Every Country’s Sun by MogwaiRelease date: September 1, 2017
Label: Rock Action Records
I’ve always loved instrumental music, that is edgy, ambient, rock music that happened to have no or hardly any lyrics at all. If I happened to come across an instrumental track on the radio I was in awe since they were/are few and far between, at least where I live and not including university/college radio. I also never knew there was a term for some of it (we won’t mention it here). Then one day, a few years ago, someone asked if I heard of the band Mogwai. I said no. He was excited to have bought the latest release and to share it with me. That release was, Hardcore Will Never Die, But You Will. I was in awe. What a great title. It had me thinking, “Fuck, they’re right!”. Then the music started. I couldn’t stop playing ‘You’re Lionel Ritchie’ over and over again. Who was this band? What were these amazing sounds and layers I was hearing? I was hooked. Skip ahead a few years to present day. Mogwai is set to release their first studio album, Every Country’s Sun, since 2014’s Rave Tapes and I have been given the biggest opportunity to review it. This is unbelievable to me in every way.
When I first listened to it, my initial reaction was that it was an all-encompassing album.

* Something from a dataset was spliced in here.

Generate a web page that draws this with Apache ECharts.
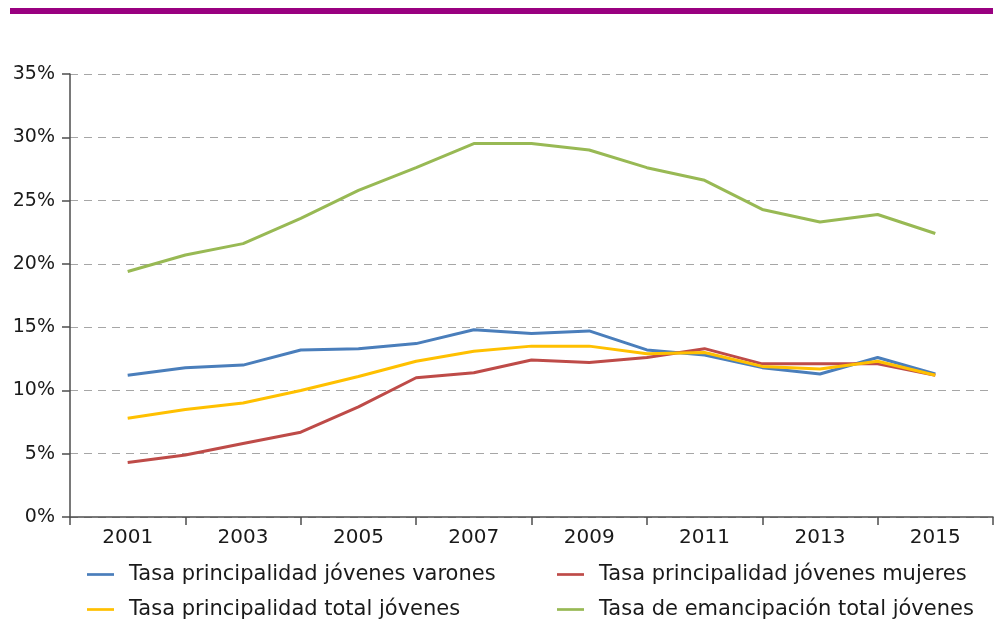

A sort of best of album but not of their tracks up to this point, but of their spirit and abilities as musicians since they started releasing music. Slow builds, layers of sound, great emotive guitar and bass riffs coupled with versatile drumming and cool and innovative synth/electronic sounds. The album had all my senses engaged and fed my soul.
The album is made up of 11 tracks and starts out with an awesome track entitled, ‘Coolverine’. The synth start is reminiscent of the 80s synth sound. It is quickly followed by a rumbling bass line and another layer that sounds like a small French horn section. Those layers continue. Soon starts the drums and guitar. More layers and changes in melody are introduced that eventually culminate in an awesome end. The bass line in this track is freakin’ amazing.
The track, ‘Party in the Dark’, follows with its contrasting upbeat melody and lyrics that speak to today’s state of affairs. Some might categorize this as their most pop influenced track and I wouldn’t be surprised if Mogwai wrote it this way purposefully, so that it would reach more than just their usual fans. No matter the reason, it’s always cool to hear Braithwaite’s voice.
‘Brain Sweeties’ brings us back to a heavier sound. There’s a great change around the 3:02 mark. Love the keys in this track.
This album is no stranger to their imaginative and curious track titles. The track that follows, ‘Crossing The Road Material’, starts out with another great bass line and the synth is pretty dreamy. I’ve always loved that bell like sound that they use and it’s really great in this driving track. This track is also the longest in length, coming in at almost 7 minutes.
What follows is, ‘aka 47’. An ambient, drone track. At about a quarter of the way through, guitars come in and introduce a great layer of reverberated sound.
The track, ’20 Size’, reminded me of the track, ‘You’re Lionel Ritchie’. Again, I love the synth and organ sounds being played in behind the wall of sound (Burns is awesome on keys). It’s epic and soaring. This track is one of my favorites off this album.
‘1000 Foot Face’ is a slow and dreamy track. It’s complete with dreamy vocals, that act more like another layer of sound rather than a distinct set of lyrics being sung.
The track, ‘Don’t Believe The Fife’ is my favorite track off the album. It’s also the second longest track, coming in at just over 6:25 minutes. It starts as a slow-paced track but with a multi-layered start. Love the synth layers played in the track and the drums really set a dramatic tone. Then at the 4:05 mark…WHAM! A beautiful surprise, signature Mogwai. I won’t describe it for you here. I’ll let you discover it for yourself.
To my ears, both ‘Battered At A Scramble’ and ‘Old Poisons’ felt like an ode to 90s alternative rock. Distorted heavy guitars and hard-hitting beat that just leaves you head banging to the end. I love the organ being played in ‘Battered At A Scramble’. ‘Old Poisons’ is especially straight out heavy with a great change at around the 2:18 mark.
The album ends on the title track, ‘Every Country’s Sun. The start is ambient and ominous. Aitchison is brilliant on this track, and all tracks really. The drums are hard hitting and the guitars are epic, as always. It’s a great ending to another great album.